Social Studies Prepares Students for Society

How Social Studies Prepares Students for Society

Etymologically social studies refers to the different branches of study dealing with social sciences such as civics, economics, linguistics, management, history, geography and a host of others. It varies from natural sciences and affects human behavior and interpersonal relationships. Social studies is a crucial discipline in the school curriculum. Social sciences had their roots in the study of philosophy and theology in ancient times, gaining greater impetus during the medieval era. It prepares students to face life's challenges realistically, systematically and with a practical bent of mind. Yet, it is a sorry state of affairs that in a hurry to get ahead in life and career, students and even educational institutions lay poor, if any, attention to the richness of learning- teaching of social studies.

A few of the areas of social sciences that mould the personalities of students are discussed below:

Integrate education with life - This branch of learning helps pupils to analyze real life situations in their correct context. Students are drilled in the finer realms, such as oneness of mankind, cooperation, justice for all. The learners begin to appreciate the very essence of living in this world full of strife and everyday grind. A realistic viewpoint and a practical outlook are adopted by students of social studies.

Deeper understanding of human nature and behavior - Through the learning of social sciences, predictions can be made about how people will react under certain circumstances. This also implies that while dealing with people, the knowledge of his mental make-up can help in assessing the way he is likely to give an overt expression to his innermost, pent up emotions. Psycho-analysis has become an indispensable part of any organization's day-to-day functioning. All successful entrepreneurs have also been good psychologists. Teachers too need to understand educational psychology. In fact, professionals in all walks of life must have an insight into how and why people think and behave in the manner they do.
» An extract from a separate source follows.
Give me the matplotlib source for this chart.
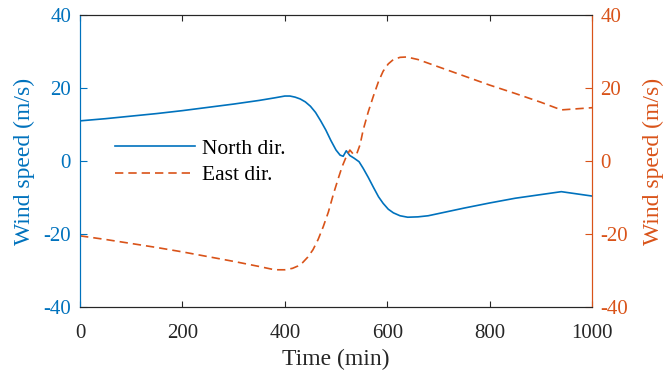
import numpy as np
import matplotlib.pyplot as plt

plt.rcParams.update({
    "font.family": ["Liberation Serif", "DejaVu Serif"],
    "font.size": 15,
    "axes.unicode_minus": False,
    "axes.linewidth": 0.8,
})

BLUE = "#0072BD"
ORANGE = "#D95319"
DARK = "#262626"

# ---------------- data ----------------

t_north = [0, 50, 100, 150, 200, 250, 300, 350, 380, 400, 410, 420, 430, 440,
           450, 460, 470, 480, 490, 500, 508, 514, 520, 527, 535, 545, 553,
           563, 573, 583, 592, 602, 612, 625, 640, 660, 680, 700, 750, 800,
           850, 900, 940, 970, 1000]
v_north = [11.0, 11.6, 12.3, 13.0, 13.8, 14.7, 15.6, 16.6, 17.3, 17.8, 17.8,
           17.5, 17.0, 16.2, 15.0, 13.3, 11.0, 8.5, 5.6, 3.0, 1.6, 1.3, 2.8,
           1.5, 0.8, -0.2, -2.0, -4.5, -7.2, -9.8, -11.6, -13.2, -14.2, -15.0,
           -15.4, -15.3, -15.0, -14.4, -12.9, -11.5, -10.2, -9.2, -8.4, -9.0,
           -9.6]

t_east = [0, 50, 100, 150, 200, 250, 300, 350, 380, 400, 415, 425, 435, 445,
          455, 465, 475, 485, 495, 505, 512, 520, 527, 533, 540, 547, 553,
          563, 573, 583, 592, 602, 612, 625, 638, 660, 700, 750, 800, 850,
          900, 940, 970, 1000]
v_east = [-20.5, -21.5, -22.6, -23.7, -24.9, -26.2, -27.5, -28.9, -29.8,
          -29.8, -29.4, -28.8, -27.8, -26.3, -24.3, -21.5, -18.0, -14.0, -9.0,
          -4.5, -1.5, 1.2, 3.0, 2.0, 1.8, 4.5, 8.5, 13.5, 17.8, 21.8, 24.6,
          26.6, 27.8, 28.4, 28.5, 27.8, 25.8, 23.3, 20.8, 18.5, 16.1, 14.0,
          14.3, 14.6]

x_ticks = [0, 200, 400, 600, 800, 1000]
y_ticks = [-40, -20, 0, 20, 40]

# ---------------- plot ----------------

fig = plt.figure(figsize=(6.67, 3.75), dpi=100)
ax = fig.add_axes([0.12, 0.1813, 0.7676, 0.7787])
ax2 = ax.twinx()

h1, = ax.plot(t_north, v_north, color=BLUE, lw=1.2, label="North dir.")
h2, = ax2.plot(t_east, v_east, color=ORANGE, lw=1.2, dashes=(5, 3),
               label="East dir.")

for a in (ax, ax2):
    a.set_xlim(0, 1000)
    a.set_ylim(-40, 40)
    a.set_yticks(y_ticks)

ax.set_xticks(x_ticks)
ax.tick_params(axis="x", direction="in", length=4, width=0.8, colors=DARK,
               top=True, labelsize=15, pad=12.5)
ax.tick_params(axis="y", direction="in", length=5, width=0.8, colors=BLUE,
               labelsize=15, pad=6.5)
ax2.tick_params(axis="y", direction="in", length=5, width=0.8, colors=ORANGE,
                labelsize=15, pad=6)

for a in (ax, ax2):
    a.spines["top"].set_color(DARK)
    a.spines["bottom"].set_color(DARK)
    a.spines["left"].set_color(BLUE)
    a.spines["right"].set_color(ORANGE)

ax.set_xlabel("Time (min)", fontsize=17, color=DARK, labelpad=4)
ax.set_ylabel("Wind speed (m/s)", fontsize=17, color=BLUE, labelpad=6)
ax2.set_ylabel("Wind speed (m/s)", fontsize=17, color=ORANGE, labelpad=10.5)

ax2.legend(handles=[h1, h2], loc="upper left", bbox_to_anchor=(0.068, 0.576),
           frameon=False, borderpad=0, borderaxespad=0, handlelength=3.7,
           handletextpad=0.35, labelspacing=0.3, fontsize=15.5)

fig.savefig("out.png", dpi=100)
An air of authenticity has come to surround social studies since the percentage of students' participation is higher in the teaching-learning process. The child-focused curriculum makes each student singular, encouraging greater enthusiasm. In the context of social studies, cross curricular instructions proves ideal since each of the subjects falling under its broad head are, more or less, interwoven. To exemplify, geography has influenced history, which in turn had a tremendous impact upon the economy of a country. Furthermore, the society and political structure is affected by the financial system and psychology of people. It is this beauty of interdependence that instructing using cross curricular or thematic style adds much realism to social studies.